In 2024, she became principal at Jackson Olin High School, where her parents and siblings also attended. Today, she teaches at Dupuy Alternative School.

And her story is making a difference.

“While I was at the gallery, a young man came up to me. He was a former Jackson Olin student and he said, ‘I want you to know that I didn’t know this about you. You came from the Brickyard and you got your doctorate, and came back to be the principal, Dr. Williams, that’s motivational.’ And that touched my heart,” Williams said.

“I didn’t realize that my journey was important to anybody…Growing up, I saw the dynamics changing. I had to get out of Ensley because it was no longer safe. But when I came back, I came back to help other people. But I didn’t realize that I was an important piece to the story of Ensley.”

Williams said she hopes her story will continue to inspire other Ensley residents who visit the gallery.

“I realized that I’m a tool that’s being used to help other people. I’m helping other people realize that they can make it, that they can do great things, that great things come out of Ensley, and they will continue to,” Williams said.

What’s next for Ensley

Jahmon Hill The Flourish Alabama

Jahmon Hill, executive director of the Flourish Alabama, works with local artists with Timothy Quarshie.Alaina Bookman

Brian K. Rice, owner of the building housing the gallery and five other Ensley properties on the same block, has big dreams for Ensley despite the barriers the community faces.

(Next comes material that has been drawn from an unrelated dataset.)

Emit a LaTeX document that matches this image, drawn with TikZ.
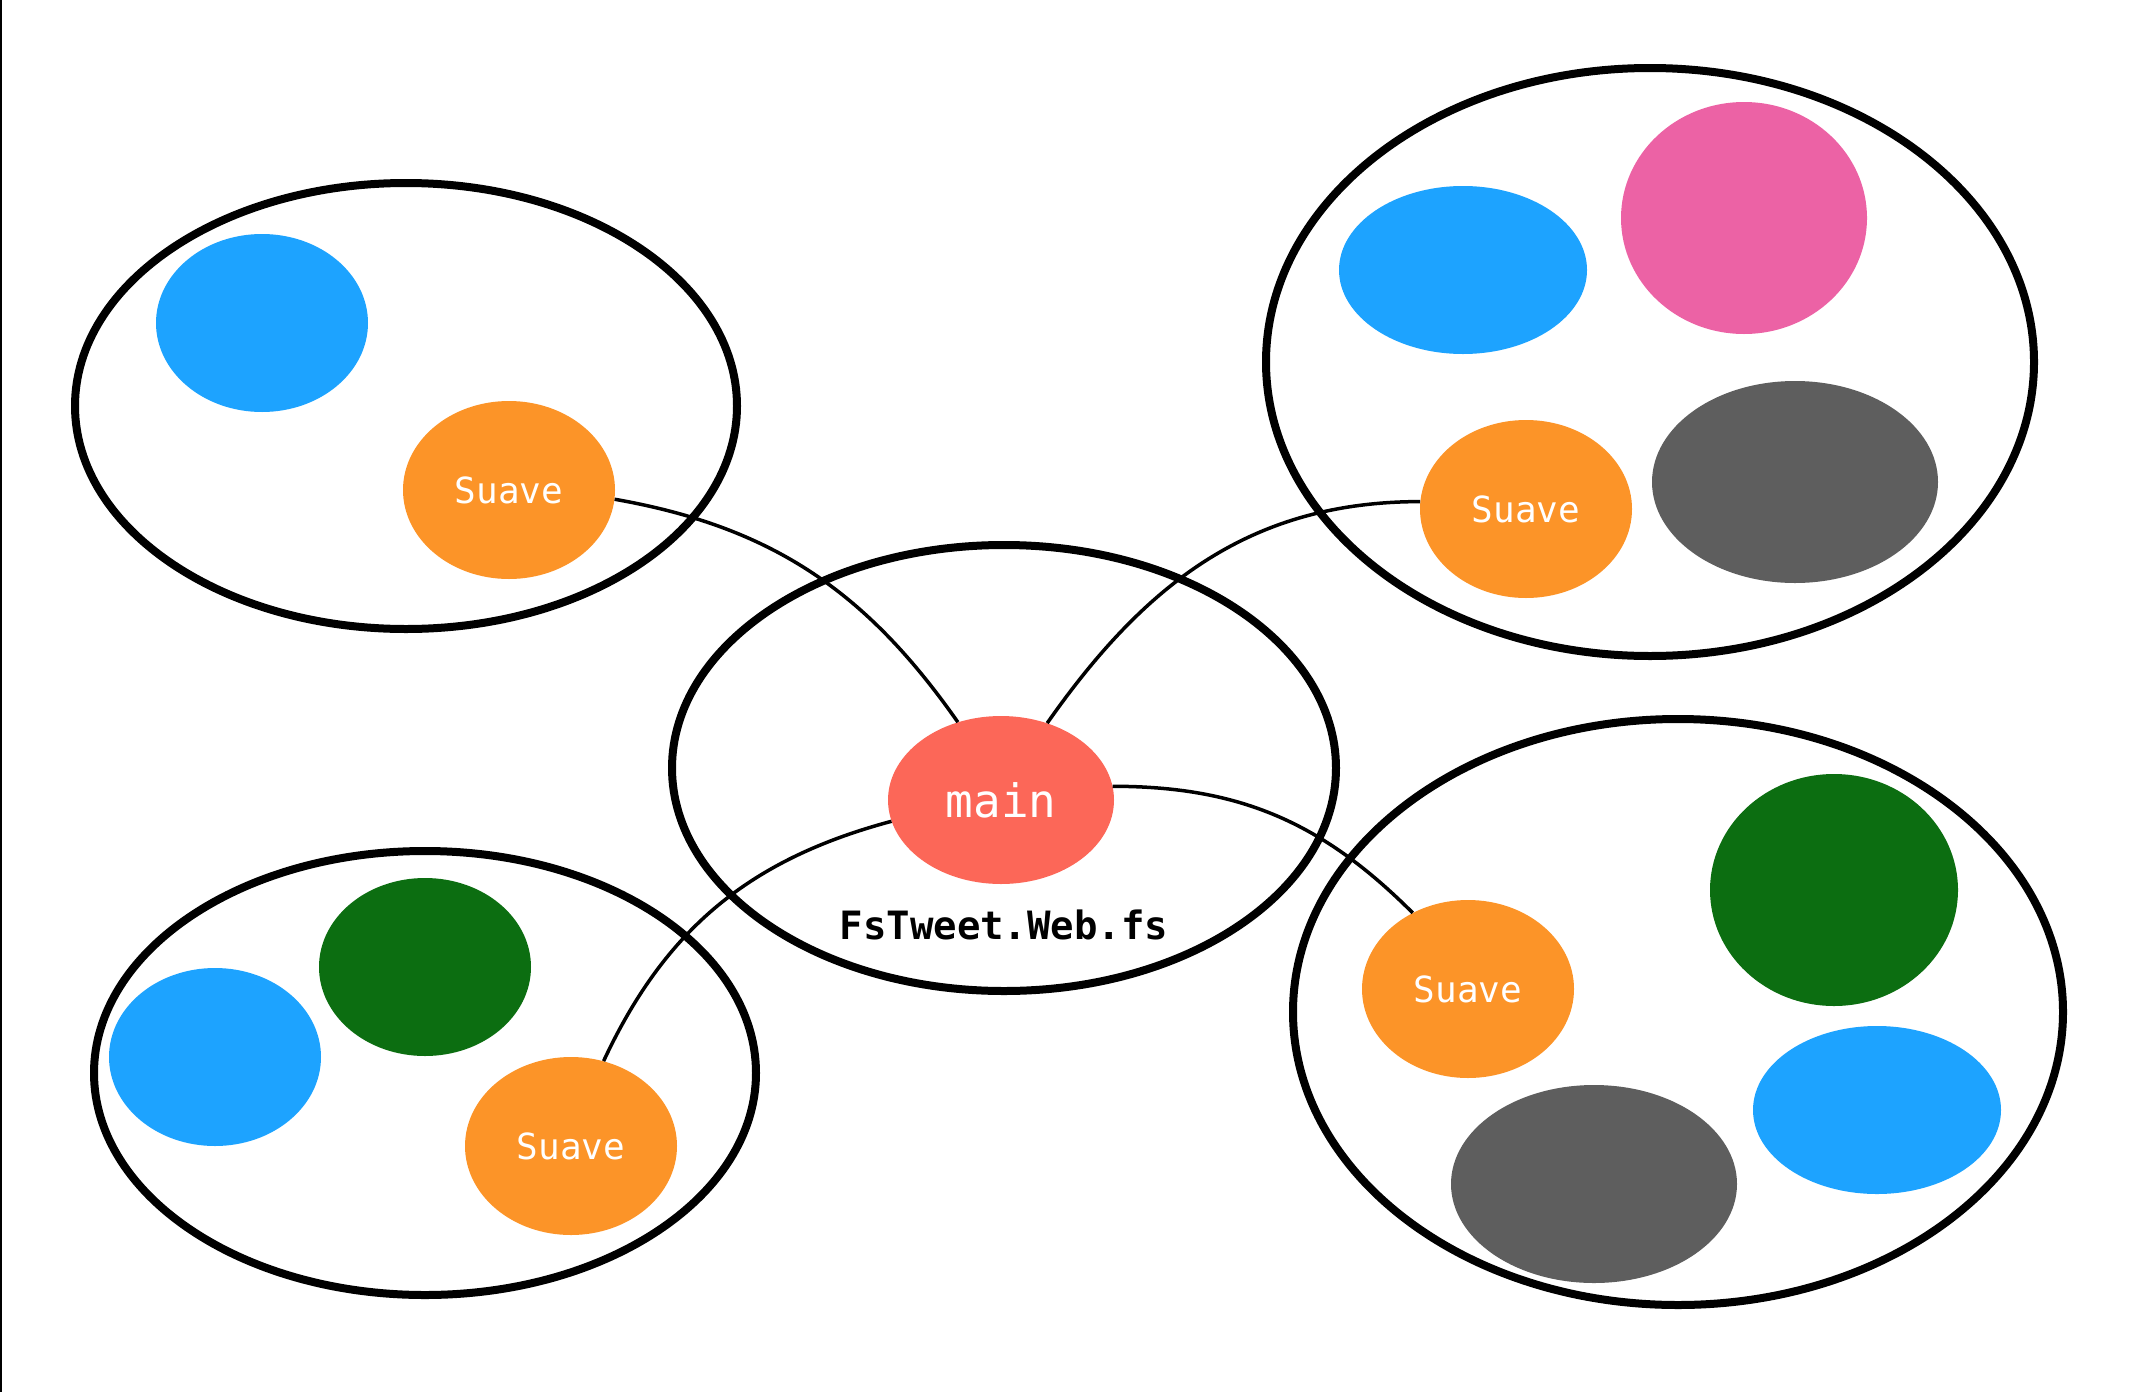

“I’ve always been committed to doing work in underserved communities…My aspirations are to bring positive spaces to Ensley with the arts, workforce and entrepreneurial development and eventually living spaces,” Rice said.

“Ensley is probably the largest underdeveloped historic commercial district in Birmingham. And I believe it has all the potential to be the next best business district…I hope the gallery gives people ideas for what can be next.”

Jahmon Hill, executive director of the Flourish Alabama, next door to the gallery, said he is working with other artists like Quarshie to create a Black arts district in Ensley, a hub for creatives.

“The gallery is amazing. I love how you really get to experience Ensley through time…It allows everyday people to see themselves being revered,” Hill said.

“They can see what this space can be. They can see what could happen if we continue to invest in the community. We can build these sorts of spaces for ourselves.”

The gallery is a part of that vision, but it does not stop there.

“Explore more than this in Ensley. Explore the entertainment district, go see the murals. There’s so many local businesses. Take the time to see the community that we’re talking about here…I’m hoping that people will see this and say, ‘investing in our community is really important,’” Quarshie said.

He said he hopes the gallery is a reminder to Ensley residents of the beauty in themselves and their community.

“It’s not just a case study on the past, but it’s also a hope for the future,” Quarshie said.

“It’s important for the people, especially with this being a predominantly Black area, to see themselves in a positive light…To see yourself as art, it allows for you to gain a certain respect for yourself, a certain pride for your community.”

He said that he hopes that people visit, and when they do, “that they not only reminisce, but that they feel that sense of pride in themselves and where they come from.”